Aku ingat betul ketika Bu Anita di satu kesempatan pernah berbicara bahwa: "Melalui kebiasaan berhitung, berlatih deret, dan sejenisnya, secara tidak sadar kamu telah memaksa otak untuk terbiasa berpikir secara runut. Hal ini akan membuatmu mudah dalam mengorganisasi segala sesuatu. Kemampuan ini yang juga sangat mendukung untuk menjadi seorang pemimpin kelak ketika kamu dewasa."
Demikian kurang lebih Bu Anita pernah katakan. Dan di kesempatan lain di suatu sore yang gelap, mendung menggelayuti kota kecil kami ketika itu, walaupun memang mendung tak berarti hujan, Bu Anita juga mengatakan hal lain. Bu Anita mengatakan: Matematika sering disebut juga sebagai ilmu yang bersifat deduktif. Artinya, matematika membantu seseorang dalam menarik kesimpulan berdasarkan pola yang umum. Hal ini akan membiasakan otak kita untuk berpikir secara objektif.

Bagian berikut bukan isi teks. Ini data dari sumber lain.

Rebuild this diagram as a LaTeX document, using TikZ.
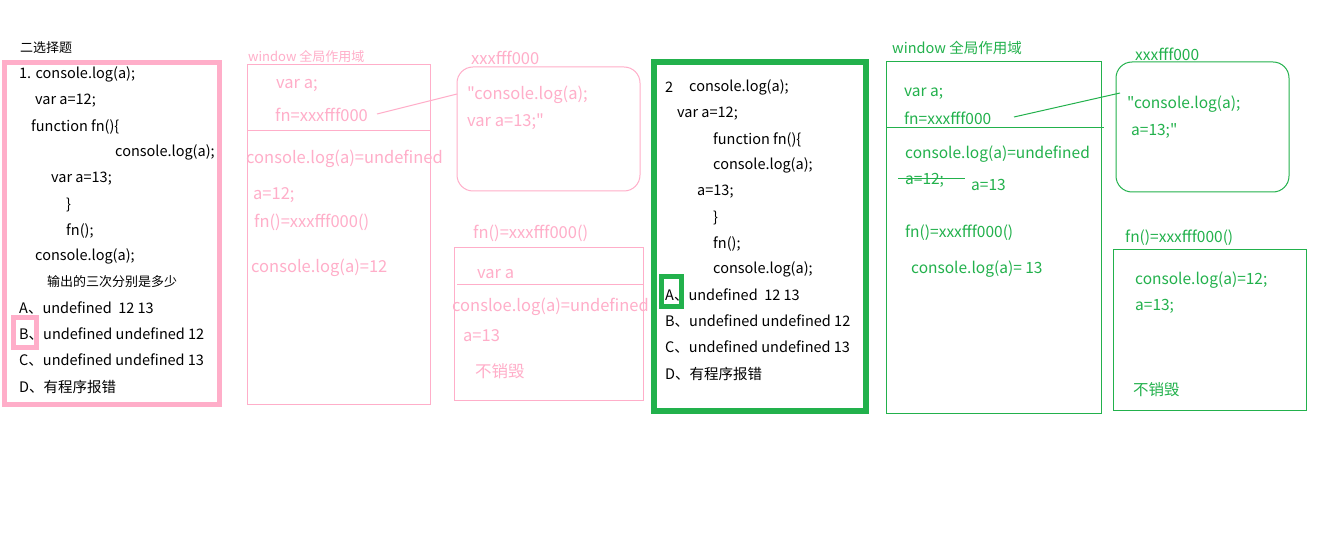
\documentclass[tikz,border=0pt]{standalone}
\usepackage{fontspec}
\setmainfont{Noto Sans CJK SC}[Ligatures=TeXOff]
\definecolor{pk}{HTML}{FFAEC9}
\definecolor{gr}{HTML}{22B14C}
\tikzset{
  code/.style={anchor=west, inner sep=0pt, yshift=-1.5pt, text=black, font=\fontsize{14.5}{17}\selectfont},
  small/.style={anchor=west, inner sep=0pt, yshift=-1pt, font=\fontsize{13}{16}\selectfont},
  ptxt/.style={anchor=west, inner sep=0pt, yshift=-1.5pt, text=pk, font=\fontsize{16.5}{19}\selectfont},
  gtxt/.style={anchor=west, inner sep=0pt, yshift=-1.5pt, text=gr, font=\fontsize{15.5}{19}\selectfont},
  boxnode/.style={anchor=north west, inner sep=0pt, outer sep=0pt},
  thickpk/.style={boxnode, draw=pk, line width=5pt},
  thickgr/.style={boxnode, draw=gr, line width=5.5pt},
  thinpk/.style={draw=pk, line width=1pt},
  thingr/.style={draw=gr, line width=1pt},
}
\begin{document}
\begin{tikzpicture}[x=1pt,y=-1pt]
\useasboundingbox (0,0) rectangle (1325,545);
\fill[white] (0,0) rectangle (1325,545);
% ---------- question 1 ----------
\node[small, text=black] (t1) at (20,47) {二选择题};
\node[thickpk, minimum width=215pt, minimum height=342pt] (q1) at (4.5,62.5) {};
\node[code] (q1l1) at (19,73) {1. console.log(a);};
\node[code] (q1l2) at (35,99) {var a=12;};
\node[code] (q1l3) at (31,125) {function fn()\{};
\node[code] (q1l4) at (115,151) {console.log(a);};
\node[code] (q1l5) at (51,177) {var a=13;};
\node[code] (q1l6) at (66,203) {\}};
\node[code] (q1l7) at (66,229) {fn();};
\node[code] (q1l8) at (35,255) {console.log(a);};
\node[small, text=black] (q1l9) at (47,281) {输出的三次分别是多少};
\node[code] (q1a) at (19,307) {A、undefined\ \ 12 13};
\node[code] (q1b) at (19,333) {B、undefined undefined 12};
\node[code] (q1c) at (19,359) {C、undefined undefined 13};
\node[code] (q1d) at (19,385) {D、有程序报错};
\node[thickpk, minimum width=23pt, minimum height=30pt] (q1mark) at (13,317) {};
% ---------- pink window scope ----------
\node[small, text=pk] (pwt) at (248,56) {window 全局作用域};
\node[boxnode, thinpk, minimum width=183pt, minimum height=339pt] (pw) at (247,65) {};
\coordinate (pwl) at (247,131);
\coordinate (pwr) at (430,131);
\draw[thinpk] (pwl) -- (pwr);
\node[ptxt] (pw1) at (276,84) {var a;};
\node[ptxt] (pw2) at (275,113) {fn=xxxfff000};
\node[ptxt] (pw3) at (246,157) {console.log(a)=undefined};
\node[ptxt] (pw4) at (253,194) {a=12;};
\node[ptxt] (pw5) at (254,221) {fn()=xxxfff000()};
\node[ptxt] (pw6) at (251,266) {console.log(a)=12};
% pink heap
\node[ptxt] (ph) at (471,56) {xxxfff000};
\node[boxnode, thinpk, rounded corners=16pt, minimum width=183pt, minimum height=124pt] (phb) at (457,67) {};
\node[ptxt] (ph1) at (467,93) {"console.log(a);};
\node[ptxt] (ph2) at (467,120) {var a=13;"};
\coordinate (phin) at (457,94);
\coordinate (phout) at (377,114);
\draw[thinpk] (phout) -- (phin);
% pink fn scope
\node[ptxt] (pf) at (473,232) {fn()=xxxfff000()};
\node[boxnode, thinpk, minimum width=189pt, minimum height=152pt] (pfb) at (454,248) {};
\coordinate (pfl) at (457,285);
\coordinate (pfr) at (643,285);
\draw[thinpk] (pfl) -- (pfr);
\node[ptxt] (pf1) at (477,273) {var a};
\node[ptxt] (pf2) at (452,305) {consloe.log(a)=undefined};
\node[ptxt] (pf3) at (463,334) {a=13};
\node[ptxt] (pf4) at (475,370) {不销毁};
% ---------- question 2 ----------
\node[thickgr, minimum width=212pt, minimum height=349pt] (q2) at (654,62) {};
\node[code] (q2n) at (665,86) {2};
\node[code] (q2l1) at (689,86) {console.log(a);};
\node[code] (q2l2) at (677,112) {var a=12;};
\node[code] (q2l3) at (713,138) {function fn()\{};
\node[code] (q2l4) at (713,164) {console.log(a);};
\node[code] (q2l5) at (697,190) {a=13;};
\node[code] (q2l6) at (713,216) {\}};
\node[code] (q2l7) at (713,242) {fn();};
\node[code] (q2l8) at (713,268) {console.log(a);};
\node[code] (q2a) at (665,294) {A、undefined\ \ 12 13};
\node[code] (q2b) at (665,320) {B、undefined undefined 12};
\node[code] (q2c) at (665,346) {C、undefined undefined 13};
\node[code] (q2d) at (665,372) {D、有程序报错};
\node[thickgr, line width=5pt, minimum width=20pt, minimum height=30pt] (q2mark) at (661.5,276.5) {};
% ---------- green window scope ----------
\node[gtxt, font=\fontsize{14.5}{17}\selectfont] (gwt) at (892,46) {window 全局作用域};
\node[boxnode, thingr, minimum width=215pt, minimum height=351pt] (gw) at (886,62) {};
\coordinate (gwl) at (886,128);
\coordinate (gwr) at (1104,128);
\draw[thingr] (gwl) -- (gwr);
\node[gtxt] (gw1) at (904,92) {var a;};
\node[gtxt] (gw2) at (904,117) {fn=xxxfff000};
\node[gtxt] (gw3) at (905,153) {console.log(a)=undefined};
\node[gtxt] (gw4) at (905,179) {a=12;};
\coordinate (sk1) at (898,179);
\coordinate (sk2) at (965,179);
\draw[thingr] (sk1) -- (sk2);
\node[gtxt] (gw5) at (971,183) {a=13};
\node[gtxt] (gw6) at (905,231) {fn()=xxxfff000()};
\node[gtxt] (gw7) at (911,268) {console.log(a)=\ 13};
% green heap
\node[gtxt] (gh) at (1135,53) {xxxfff000};
\node[boxnode, thingr, rounded corners=16pt, minimum width=173pt, minimum height=130pt] (ghb) at (1116,62) {};
\node[gtxt] (gh1) at (1127,103) {"console.log(a);};
\node[gtxt] (gh2) at (1131,129) {a=13;"};
\coordinate (ghin) at (1120,93);
\coordinate (ghout) at (1014,117);
\draw[thingr] (ghout) -- (ghin);
% green fn scope
\node[gtxt] (gf) at (1125,236) {fn()=xxxfff000()};
\node[boxnode, thingr, minimum width=193pt, minimum height=160pt] (gfb) at (1113,250) {};
\node[gtxt] (gf1) at (1135,279) {console.log(a)=12;};
\node[gtxt] (gf2) at (1135,305) {a=13;};
\node[gtxt] (gf3) at (1133,388) {不销毁};
\end{tikzpicture}
\end{document}
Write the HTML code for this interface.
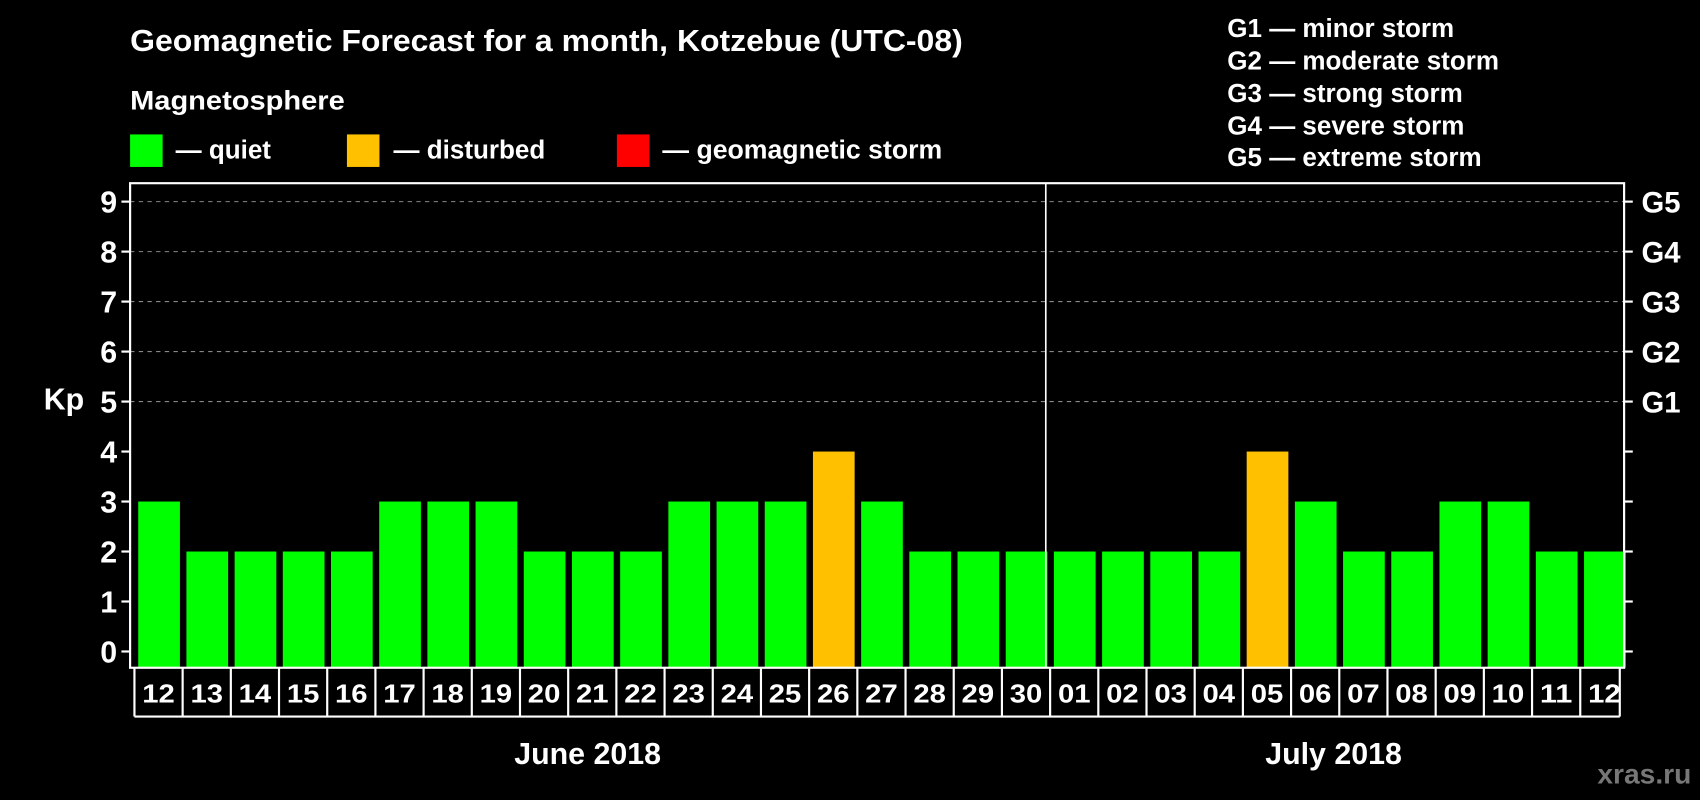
<!DOCTYPE html>
<html><head><meta charset="utf-8"><style>
html,body{margin:0;padding:0;background:#000;}
svg{display:block;}
text{font-family:"Liberation Sans",Arial,sans-serif;font-weight:bold;fill:#fff;}
</style></head><body>
<svg id="chart" width="1700" height="800" viewBox="0 0 1568 738" preserveAspectRatio="none" xmlns="http://www.w3.org/2000/svg">
<rect x="0" y="0" width="1568" height="738" fill="#000"/>
<text x="120" y="47" font-size="28" textLength="768" lengthAdjust="spacingAndGlyphs">Geomagnetic Forecast for a month, Kotzebue (UTC-08)</text>
<text x="120" y="101" font-size="25" textLength="198" lengthAdjust="spacingAndGlyphs">Magnetosphere</text>
<rect x="120" y="124" width="30" height="30" fill="#00ff00"/>
<text x="162" y="146" font-size="24">— quiet</text>
<rect x="320" y="124" width="30" height="30" fill="#ffc000"/>
<text x="363" y="146" font-size="24">— disturbed</text>
<rect x="569" y="124" width="30" height="30" fill="#ff0000"/>
<text x="611" y="146" font-size="24" textLength="258" lengthAdjust="spacingAndGlyphs">— geomagnetic storm</text>
<g font-size="24">
<text x="1132" y="34">G1 — minor storm</text>
<text x="1132" y="64">G2 — moderate storm</text>
<text x="1132" y="94">G3 — strong storm</text>
<text x="1132" y="124">G4 — severe storm</text>
<text x="1132" y="153">G5 — extreme storm</text>
</g>
<text x="59" y="378" font-size="28" text-anchor="middle">Kp</text>
<g id="grid"></g>
<g id="bars"></g>
<g id="axes"></g>
<text x="542" y="705" font-size="28" text-anchor="middle">June 2018</text>
<text x="1230" y="705" font-size="28" text-anchor="middle">July 2018</text>
<text x="1560" y="723" font-size="26" text-anchor="end" style="fill:#777">xras.ru</text>
</svg>
<script>
const days = ["12","13","14","15","16","17","18","19","20","21","22","23","24","25","26","27","28","29","30","01","02","03","04","05","06","07","08","09","10","11","12"];
const kpValues = [3,2,2,2,2,3,3,3,2,2,2,3,3,3,4,3,2,2,2,2,2,2,2,4,3,2,2,3,3,2,2];
const yTicks = [0,1,2,3,4,5,6,7,8,9];
const gLabels = ["G1","G2","G3","G4","G5"];
const gLevels = [5,6,7,8,9];
const monthSplit = 19;

const NS = "http://www.w3.org/2000/svg";
const L = 120, R = 1498, T = 169, B = 616, Y0 = 601, Y9 = 186;
const step = (R - L) / days.length;
function xPos(i){ return L + i * step; }
function yPos(v){ return Y0 - (Y0 - Y9) * v / 9; }
function mk(tag, attrs, parent){ const e = document.createElementNS(NS, tag); for (const k in attrs) e.setAttribute(k, attrs[k]); parent.appendChild(e); return e; }
const grid = document.getElementById("grid"), bars = document.getElementById("bars"), axes = document.getElementById("axes");

gLevels.forEach((lv, i) => {
  const ln = mk("line", {x1:L, x2:R, y1:yPos(lv), y2:yPos(lv), stroke:"#888", "stroke-width":1, "stroke-dasharray":"4,4"}, grid);
  
  
  const t = mk("text", {x:R + 16, y:yPos(lv) + 10, "font-size":27}, axes);
  t.textContent = gLabels[i];
  
  
});

kpValues.forEach((v, i) => {
  const color = v >= 5 ? "#ff0000" : (v >= 4 ? "#ffc000" : "#00ff00");
  const r = mk("rect", {x:xPos(i) + 7.5, y:yPos(v), width:step - 6, height:B - yPos(v), fill:color}, bars);
  
  
});

mk("rect", {x:L, y:T, width:R - L, height:B - T, fill:"none", stroke:"#fff", "stroke-width":2}, axes);
mk("line", {x1:xPos(monthSplit), x2:xPos(monthSplit), y1:T, y2:B, stroke:"#fff", "stroke-width":1.5}, axes);

yTicks.forEach(v => {
  const y = yPos(v);
  mk("line", {x1:L - 8, x2:L, y1:y, y2:y, stroke:"#fff", "stroke-width":2}, axes);
  mk("line", {x1:R, x2:R + 8, y1:y, y2:y, stroke:"#fff", "stroke-width":2}, axes);
  const t = mk("text", {x:L - 12, y:y + 10, "font-size":28, "text-anchor":"end"}, axes);
  t.textContent = v;
  
  
});

const BT = 616, BB = 661;
mk("line", {x1:xPos(0) + 4, x2:xPos(days.length) - 4, y1:BB, y2:BB, stroke:"#fff", "stroke-width":2}, axes);
days.forEach((d, i) => {
  const bx = xPos(i) + 4;
  mk("line", {x1:bx, x2:bx, y1:BT, y2:BB, stroke:"#fff", "stroke-width":2}, axes);
  const t = mk("text", {x:xPos(i) + step / 2 + 4, y:648, "font-size":24, "text-anchor":"middle", textLength:30, lengthAdjust:"spacingAndGlyphs"}, axes);
  t.textContent = d;
  
  
});
mk("line", {x1:xPos(days.length) - 4, x2:xPos(days.length) - 4, y1:BT, y2:BB, stroke:"#fff", "stroke-width":2}, axes);
</script>
</body></html>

Kemampuan berpikir objektif lagi-lagi adalah satu dari sekian banyak soft skill yang dicari oleh seluruh bidang kerja. Bukan cuma itu, dengan sering menyelesaikan latihan matematika berupa kasus logika, kita pun akan terbiasa berpikir secara rasional.
Kadang ketika aku pulang kampung waktu lebaran, terbersit juga ingin mengunjungi Bu Anita. Entah itu hanya sekadar untuk melihat bulu-bulu halusnya, atau sekadar berbincang barang beberapa kalimat. Karena aku yakin dia pasti tidak ingat lagi ke aku. Begitu banyak anak-anak yang les di tempat Bu Anita.